Jeff Dozier is an American snow hydrologist, environmental scientist, researcher and academic. He is Distinguished Professor Emeritus and Founding Dean of the Bren School of Environmental Science & Management at the University of California, Santa Barbara.[1]

Dozier's research and teaching have focused on snow science, Earth system science, radiative transfer in snow, remote sensing and information systems, image processing, and terrain analysis.[2]
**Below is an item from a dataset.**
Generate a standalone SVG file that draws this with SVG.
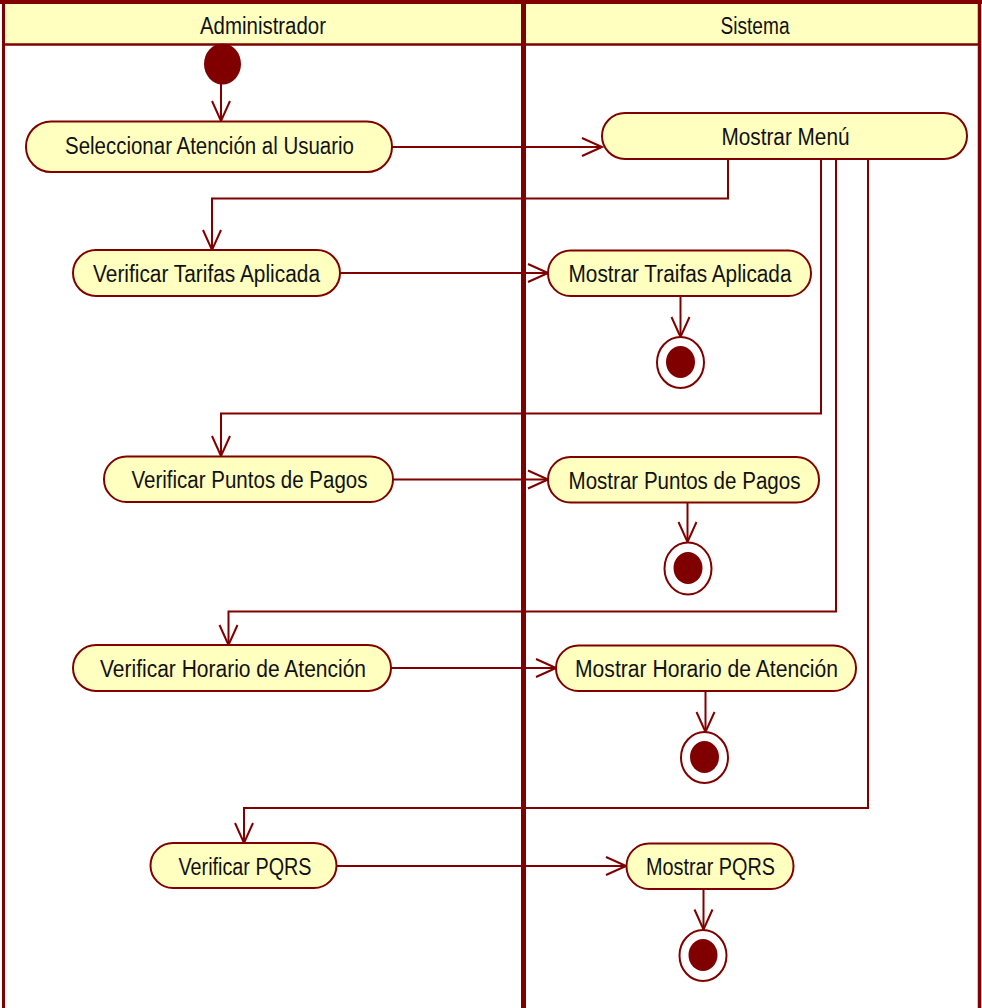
<svg xmlns="http://www.w3.org/2000/svg" width="982" height="1008" viewBox="0 0 982 1008">
  <style>
    .lane-head { fill: #FFFFC0; }
    .frame { fill: none; stroke: #800000; }
    .act rect { fill: #FFFFC0; stroke: #800000; stroke-width: 2; }
    text { font-family: "Liberation Sans", Arial, sans-serif; font-size: 23.5px; fill: #111; text-anchor: middle; }
    .flow { fill: none; stroke: #800000; stroke-width: 2; }
    .final .outer { fill: #fff; stroke: #800000; stroke-width: 2; }
    .final .inner, .initial ellipse { fill: #800000; }
  </style>
  <defs>
    <marker id="arrow" markerUnits="userSpaceOnUse" viewBox="-22 -11 24 22" refX="0" refY="0" markerWidth="24" markerHeight="22" orient="auto">
      <path d="M-20,-9 L0,0 L-20,9" fill="none" stroke="#800000" stroke-width="2"/>
    </marker>
  </defs>

  <rect width="982" height="1008" fill="#fff"/>

  <!-- swimlanes -->
  <g id="lanes">
    <rect class="lane-head" x="3" y="3" width="976" height="41"/>
    <line class="frame" x1="0" y1="2" x2="982" y2="2" stroke-width="4"/>
    <line class="frame" x1="3" y1="44.5" x2="980" y2="44.5" stroke-width="2.5"/>
    <line class="frame" x1="3.5" y1="0" x2="3.5" y2="1008" stroke-width="3"/>
    <line class="frame" x1="523.5" y1="0" x2="523.5" y2="1008" stroke-width="5"/>
    <line class="frame" x1="979.5" y1="0" x2="979.5" y2="1008" stroke-width="3.5"/>
    <text x="263" y="34" textLength="126" lengthAdjust="spacingAndGlyphs">Administrador</text>
    <text x="755" y="34" textLength="69" lengthAdjust="spacingAndGlyphs">Sistema</text>
  </g>

  <!-- control flows -->
  <g id="connectors">
    <line class="flow" x1="221" y1="84" x2="221" y2="121" marker-end="url(#arrow)"/>
    <line class="flow" x1="392" y1="147" x2="602" y2="147" marker-end="url(#arrow)"/>
    <polyline class="flow" points="728,159 728,198.5 212,198.5 212,250" marker-end="url(#arrow)"/>
    <polyline class="flow" points="821,159 821,413.5 221,413.5 221,456" marker-end="url(#arrow)"/>
    <polyline class="flow" points="836,159 836,611.5 228.5,611.5 228.5,645" marker-end="url(#arrow)"/>
    <polyline class="flow" points="868,159 868,808 244,808 244,843" marker-end="url(#arrow)"/>
    <line class="flow" x1="340" y1="273" x2="548" y2="273" marker-end="url(#arrow)"/>
    <line class="flow" x1="393" y1="479.5" x2="548" y2="479.5" marker-end="url(#arrow)"/>
    <line class="flow" x1="391" y1="668" x2="556" y2="668" marker-end="url(#arrow)"/>
    <line class="flow" x1="337" y1="866" x2="626" y2="866" marker-end="url(#arrow)"/>
    <line class="flow" x1="680.5" y1="296" x2="680.5" y2="337" marker-end="url(#arrow)"/>
    <line class="flow" x1="687.5" y1="502.5" x2="687.5" y2="542" marker-end="url(#arrow)"/>
    <line class="flow" x1="705.5" y1="691" x2="705.5" y2="732" marker-end="url(#arrow)"/>
    <line class="flow" x1="703.5" y1="889" x2="703.5" y2="929.5" marker-end="url(#arrow)"/>
  </g>

  <!-- initial node -->
  <g id="start" class="initial">
    <ellipse cx="222.5" cy="64" rx="18.5" ry="20.5"/>
  </g>

  <!-- Administrador activities -->
  <g id="seleccionar-atencion" class="act">
    <rect x="26" y="121.5" width="366" height="50.5" rx="25"/>
    <text x="209.5" y="154" textLength="289" lengthAdjust="spacingAndGlyphs">Seleccionar Atención al Usuario</text>
  </g>
  <g id="verificar-tarifas" class="act">
    <rect x="73" y="250" width="267" height="46" rx="23"/>
    <text x="206.5" y="281.5" textLength="227" lengthAdjust="spacingAndGlyphs">Verificar Tarifas Aplicada</text>
  </g>
  <g id="verificar-puntos" class="act">
    <rect x="104" y="456.5" width="289" height="45.5" rx="22.5"/>
    <text x="249.5" y="488" textLength="236" lengthAdjust="spacingAndGlyphs">Verificar Puntos de Pagos</text>
  </g>
  <g id="verificar-horario" class="act">
    <rect x="73" y="645" width="318" height="46" rx="23"/>
    <text x="233" y="676.5" textLength="266" lengthAdjust="spacingAndGlyphs">Verificar Horario de Atención</text>
  </g>
  <g id="verificar-pqrs" class="act">
    <rect x="150.5" y="843" width="186" height="45" rx="22.5"/>
    <text x="245" y="874.5" textLength="133" lengthAdjust="spacingAndGlyphs">Verificar PQRS</text>
  </g>

  <!-- Sistema activities -->
  <g id="mostrar-menu" class="act">
    <rect x="602" y="113" width="365" height="46" rx="23"/>
    <text x="785.5" y="145" textLength="128" lengthAdjust="spacingAndGlyphs">Mostrar Menú</text>
  </g>
  <g id="mostrar-tarifas" class="act">
    <rect x="548" y="250.5" width="263" height="45.5" rx="22.5"/>
    <text x="680" y="281.5" textLength="223" lengthAdjust="spacingAndGlyphs">Mostrar Traifas Aplicada</text>
  </g>
  <g id="mostrar-puntos" class="act">
    <rect x="548" y="457" width="271" height="45.5" rx="22.5"/>
    <text x="684.5" y="488.5" textLength="232" lengthAdjust="spacingAndGlyphs">Mostrar Puntos de Pagos</text>
  </g>
  <g id="mostrar-horario" class="act">
    <rect x="556" y="645.5" width="300" height="45.5" rx="22.5"/>
    <text x="706.5" y="676.5" textLength="263" lengthAdjust="spacingAndGlyphs">Mostrar Horario de Atención</text>
  </g>
  <g id="mostrar-pqrs" class="act">
    <rect x="626.5" y="843.5" width="167" height="45.5" rx="22.5"/>
    <text x="710.5" y="875" textLength="129" lengthAdjust="spacingAndGlyphs">Mostrar PQRS</text>
  </g>

  <!-- final nodes -->
  <g id="end-tarifas" class="final">
    <ellipse class="outer" cx="680.5" cy="362.5" rx="23.5" ry="25.5"/>
    <ellipse class="inner" cx="680.5" cy="362" rx="14.5" ry="16"/>
  </g>
  <g id="end-puntos" class="final">
    <ellipse class="outer" cx="688" cy="568.5" rx="23.5" ry="26"/>
    <ellipse class="inner" cx="688" cy="568" rx="14.5" ry="16"/>
  </g>
  <g id="end-horario" class="final">
    <ellipse class="outer" cx="704.5" cy="757.5" rx="23.5" ry="25.5"/>
    <ellipse class="inner" cx="704.5" cy="757" rx="14.5" ry="16"/>
  </g>
  <g id="end-pqrs" class="final">
    <ellipse class="outer" cx="703" cy="955.5" rx="23.5" ry="25.5"/>
    <ellipse class="inner" cx="703" cy="955" rx="14.5" ry="16"/>
  </g>
</svg>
Dozier is a Fellow of the American Geophysical Union[3] and the American Association for the Advancement of Science,[4] a Distinguished Scientist in the Chinese Academy of Sciences, and a recipient of the NASA/Department of Interior William T. Pecora Award[5] and of the NASA Public Service Medal. In 2009, he was awarded the Jim Gray Award from Microsoft.[6] He helped explain optical properties of snow to animators of the film Frozen, which won an Academy Award for Best Animated Feature. He has led six expeditions to the Hindu Kush range in Afghanistan, where he made a dozen first ascents, and has had a climbing destination, Dozier Dome, in Yosemite National Park named after him.[7]

Early life and education[edit]

While Dozier was at the University of California, Berkeley in the early 1960s, he dropped out after a year and a half and went to Europe where he climbed and studied German. He then hitchhiked from Germany to India. His experience during this trip inclined him to learn more about Earth's water and climate. He received his B.A. in Geography from California State University, Hayward (now East Bay) in 1968.[7]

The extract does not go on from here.